_Written instruction:_ Read the data and repeat it in full, exactly.

--- begin Given data ---

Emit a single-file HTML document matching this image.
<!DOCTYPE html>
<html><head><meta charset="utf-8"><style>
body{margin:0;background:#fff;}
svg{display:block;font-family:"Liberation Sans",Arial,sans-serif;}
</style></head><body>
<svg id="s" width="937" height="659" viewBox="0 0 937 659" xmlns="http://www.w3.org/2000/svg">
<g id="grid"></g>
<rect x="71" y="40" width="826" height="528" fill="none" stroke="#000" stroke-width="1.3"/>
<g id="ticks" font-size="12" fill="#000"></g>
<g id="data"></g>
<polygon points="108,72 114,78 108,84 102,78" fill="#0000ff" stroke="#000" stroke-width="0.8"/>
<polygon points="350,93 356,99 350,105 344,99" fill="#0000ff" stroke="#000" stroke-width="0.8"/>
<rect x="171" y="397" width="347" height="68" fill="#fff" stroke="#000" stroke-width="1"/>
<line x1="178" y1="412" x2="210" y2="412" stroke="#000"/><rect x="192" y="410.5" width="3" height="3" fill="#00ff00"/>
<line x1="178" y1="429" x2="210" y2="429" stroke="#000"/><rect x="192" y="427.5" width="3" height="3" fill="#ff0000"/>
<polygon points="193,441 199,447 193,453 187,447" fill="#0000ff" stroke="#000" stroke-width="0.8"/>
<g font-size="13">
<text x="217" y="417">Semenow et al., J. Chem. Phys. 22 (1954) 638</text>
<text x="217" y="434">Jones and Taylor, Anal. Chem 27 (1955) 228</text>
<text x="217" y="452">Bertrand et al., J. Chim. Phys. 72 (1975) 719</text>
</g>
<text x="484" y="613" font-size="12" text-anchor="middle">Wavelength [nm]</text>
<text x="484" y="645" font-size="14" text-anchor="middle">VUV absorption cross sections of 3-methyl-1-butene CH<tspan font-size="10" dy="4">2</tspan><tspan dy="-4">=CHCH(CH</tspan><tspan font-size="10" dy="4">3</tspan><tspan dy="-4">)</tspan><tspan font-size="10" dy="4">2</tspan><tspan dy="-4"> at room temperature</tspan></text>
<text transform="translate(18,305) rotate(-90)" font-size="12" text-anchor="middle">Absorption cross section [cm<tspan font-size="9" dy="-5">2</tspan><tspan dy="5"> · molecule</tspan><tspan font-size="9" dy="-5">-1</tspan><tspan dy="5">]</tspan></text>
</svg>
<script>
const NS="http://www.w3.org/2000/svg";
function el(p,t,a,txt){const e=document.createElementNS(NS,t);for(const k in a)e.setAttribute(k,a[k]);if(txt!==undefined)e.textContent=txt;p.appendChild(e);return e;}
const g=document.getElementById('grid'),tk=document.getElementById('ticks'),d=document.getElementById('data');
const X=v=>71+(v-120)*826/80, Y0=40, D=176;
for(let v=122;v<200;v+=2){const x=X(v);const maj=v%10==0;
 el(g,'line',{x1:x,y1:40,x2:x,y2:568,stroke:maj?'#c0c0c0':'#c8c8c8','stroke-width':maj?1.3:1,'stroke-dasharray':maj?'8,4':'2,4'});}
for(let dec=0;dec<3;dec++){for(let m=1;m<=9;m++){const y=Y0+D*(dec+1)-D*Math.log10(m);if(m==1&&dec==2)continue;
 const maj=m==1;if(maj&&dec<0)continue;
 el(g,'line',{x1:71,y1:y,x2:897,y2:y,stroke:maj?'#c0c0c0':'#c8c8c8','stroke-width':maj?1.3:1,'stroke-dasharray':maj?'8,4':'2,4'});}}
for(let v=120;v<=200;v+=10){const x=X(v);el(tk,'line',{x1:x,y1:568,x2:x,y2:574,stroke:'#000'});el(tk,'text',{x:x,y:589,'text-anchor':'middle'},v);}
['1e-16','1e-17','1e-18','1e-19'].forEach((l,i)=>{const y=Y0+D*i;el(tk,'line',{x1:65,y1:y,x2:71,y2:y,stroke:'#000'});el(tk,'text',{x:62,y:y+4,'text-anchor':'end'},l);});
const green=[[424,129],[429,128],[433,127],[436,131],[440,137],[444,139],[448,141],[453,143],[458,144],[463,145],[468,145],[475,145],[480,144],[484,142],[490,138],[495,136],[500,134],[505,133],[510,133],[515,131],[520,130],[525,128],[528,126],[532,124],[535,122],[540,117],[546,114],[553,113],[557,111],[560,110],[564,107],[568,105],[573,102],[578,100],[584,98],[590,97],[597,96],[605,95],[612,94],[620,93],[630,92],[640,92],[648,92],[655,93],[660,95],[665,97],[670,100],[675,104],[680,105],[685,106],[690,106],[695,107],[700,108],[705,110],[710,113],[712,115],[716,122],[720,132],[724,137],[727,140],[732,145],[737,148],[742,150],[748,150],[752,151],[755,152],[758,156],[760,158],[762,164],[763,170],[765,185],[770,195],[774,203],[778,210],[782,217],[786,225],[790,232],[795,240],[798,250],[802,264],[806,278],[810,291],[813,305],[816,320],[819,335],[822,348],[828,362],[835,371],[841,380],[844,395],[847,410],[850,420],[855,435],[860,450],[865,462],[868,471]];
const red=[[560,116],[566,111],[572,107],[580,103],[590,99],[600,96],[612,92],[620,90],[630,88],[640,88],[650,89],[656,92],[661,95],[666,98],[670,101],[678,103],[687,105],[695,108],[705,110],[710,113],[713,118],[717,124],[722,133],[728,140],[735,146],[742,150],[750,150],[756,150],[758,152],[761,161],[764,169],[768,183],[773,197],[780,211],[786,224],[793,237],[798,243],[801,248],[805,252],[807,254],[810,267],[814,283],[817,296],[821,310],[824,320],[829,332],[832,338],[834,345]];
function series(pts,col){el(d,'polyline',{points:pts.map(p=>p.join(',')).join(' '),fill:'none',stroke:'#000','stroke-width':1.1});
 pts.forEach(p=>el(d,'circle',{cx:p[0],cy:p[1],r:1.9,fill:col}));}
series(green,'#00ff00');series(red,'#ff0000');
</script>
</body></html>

--- end Given data ---

_Answer to this problem:_
Emit a single-file HTML document matching this image.
<!DOCTYPE html>
<html><head><meta charset="utf-8"><style>
body{margin:0;background:#fff;}
svg{display:block;font-family:"Liberation Sans",Arial,sans-serif;}
</style></head><body>
<svg id="s" width="937" height="659" viewBox="0 0 937 659" xmlns="http://www.w3.org/2000/svg">
<g id="grid"></g>
<rect x="71" y="40" width="826" height="528" fill="none" stroke="#000" stroke-width="1.3"/>
<g id="ticks" font-size="12" fill="#000"></g>
<g id="data"></g>
<polygon points="108,72 114,78 108,84 102,78" fill="#0000ff" stroke="#000" stroke-width="0.8"/>
<polygon points="350,93 356,99 350,105 344,99" fill="#0000ff" stroke="#000" stroke-width="0.8"/>
<rect x="171" y="397" width="347" height="68" fill="#fff" stroke="#000" stroke-width="1"/>
<line x1="178" y1="412" x2="210" y2="412" stroke="#000"/><rect x="192" y="410.5" width="3" height="3" fill="#00ff00"/>
<line x1="178" y1="429" x2="210" y2="429" stroke="#000"/><rect x="192" y="427.5" width="3" height="3" fill="#ff0000"/>
<polygon points="193,441 199,447 193,453 187,447" fill="#0000ff" stroke="#000" stroke-width="0.8"/>
<g font-size="13">
<text x="217" y="417">Semenow et al., J. Chem. Phys. 22 (1954) 638</text>
<text x="217" y="434">Jones and Taylor, Anal. Chem 27 (1955) 228</text>
<text x="217" y="452">Bertrand et al., J. Chim. Phys. 72 (1975) 719</text>
</g>
<text x="484" y="613" font-size="12" text-anchor="middle">Wavelength [nm]</text>
<text x="484" y="645" font-size="14" text-anchor="middle">VUV absorption cross sections of 3-methyl-1-butene CH<tspan font-size="10" dy="4">2</tspan><tspan dy="-4">=CHCH(CH</tspan><tspan font-size="10" dy="4">3</tspan><tspan dy="-4">)</tspan><tspan font-size="10" dy="4">2</tspan><tspan dy="-4"> at room temperature</tspan></text>
<text transform="translate(18,305) rotate(-90)" font-size="12" text-anchor="middle">Absorption cross section [cm<tspan font-size="9" dy="-5">2</tspan><tspan dy="5"> · molecule</tspan><tspan font-size="9" dy="-5">-1</tspan><tspan dy="5">]</tspan></text>
</svg>
<script>
const NS="http://www.w3.org/2000/svg";
function el(p,t,a,txt){const e=document.createElementNS(NS,t);for(const k in a)e.setAttribute(k,a[k]);if(txt!==undefined)e.textContent=txt;p.appendChild(e);return e;}
const g=document.getElementById('grid'),tk=document.getElementById('ticks'),d=document.getElementById('data');
const X=v=>71+(v-120)*826/80, Y0=40, D=176;
for(let v=122;v<200;v+=2){const x=X(v);const maj=v%10==0;
 el(g,'line',{x1:x,y1:40,x2:x,y2:568,stroke:maj?'#c0c0c0':'#c8c8c8','stroke-width':maj?1.3:1,'stroke-dasharray':maj?'8,4':'2,4'});}
for(let dec=0;dec<3;dec++){for(let m=1;m<=9;m++){const y=Y0+D*(dec+1)-D*Math.log10(m);if(m==1&&dec==2)continue;
 const maj=m==1;if(maj&&dec<0)continue;
 el(g,'line',{x1:71,y1:y,x2:897,y2:y,stroke:maj?'#c0c0c0':'#c8c8c8','stroke-width':maj?1.3:1,'stroke-dasharray':maj?'8,4':'2,4'});}}
for(let v=120;v<=200;v+=10){const x=X(v);el(tk,'line',{x1:x,y1:568,x2:x,y2:574,stroke:'#000'});el(tk,'text',{x:x,y:589,'text-anchor':'middle'},v);}
['1e-16','1e-17','1e-18','1e-19'].forEach((l,i)=>{const y=Y0+D*i;el(tk,'line',{x1:65,y1:y,x2:71,y2:y,stroke:'#000'});el(tk,'text',{x:62,y:y+4,'text-anchor':'end'},l);});
const green=[[424,129],[429,128],[433,127],[436,131],[440,137],[444,139],[448,141],[453,143],[458,144],[463,145],[468,145],[475,145],[480,144],[484,142],[490,138],[495,136],[500,134],[505,133],[510,133],[515,131],[520,130],[525,128],[528,126],[532,124],[535,122],[540,117],[546,114],[553,113],[557,111],[560,110],[564,107],[568,105],[573,102],[578,100],[584,98],[590,97],[597,96],[605,95],[612,94],[620,93],[630,92],[640,92],[648,92],[655,93],[660,95],[665,97],[670,100],[675,104],[680,105],[685,106],[690,106],[695,107],[700,108],[705,110],[710,113],[712,115],[716,122],[720,132],[724,137],[727,140],[732,145],[737,148],[742,150],[748,150],[752,151],[755,152],[758,156],[760,158],[762,164],[763,170],[765,185],[770,195],[774,203],[778,210],[782,217],[786,225],[790,232],[795,240],[798,250],[802,264],[806,278],[810,291],[813,305],[816,320],[819,335],[822,348],[828,362],[835,371],[841,380],[844,395],[847,410],[850,420],[855,435],[860,450],[865,462],[868,471]];
const red=[[560,116],[566,111],[572,107],[580,103],[590,99],[600,96],[612,92],[620,90],[630,88],[640,88],[650,89],[656,92],[661,95],[666,98],[670,101],[678,103],[687,105],[695,108],[705,110],[710,113],[713,118],[717,124],[722,133],[728,140],[735,146],[742,150],[750,150],[756,150],[758,152],[761,161],[764,169],[768,183],[773,197],[780,211],[786,224],[793,237],[798,243],[801,248],[805,252],[807,254],[810,267],[814,283],[817,296],[821,310],[824,320],[829,332],[832,338],[834,345]];
function series(pts,col){el(d,'polyline',{points:pts.map(p=>p.join(',')).join(' '),fill:'none',stroke:'#000','stroke-width':1.1});
 pts.forEach(p=>el(d,'circle',{cx:p[0],cy:p[1],r:1.9,fill:col}));}
series(green,'#00ff00');series(red,'#ff0000');
</script>
</body></html>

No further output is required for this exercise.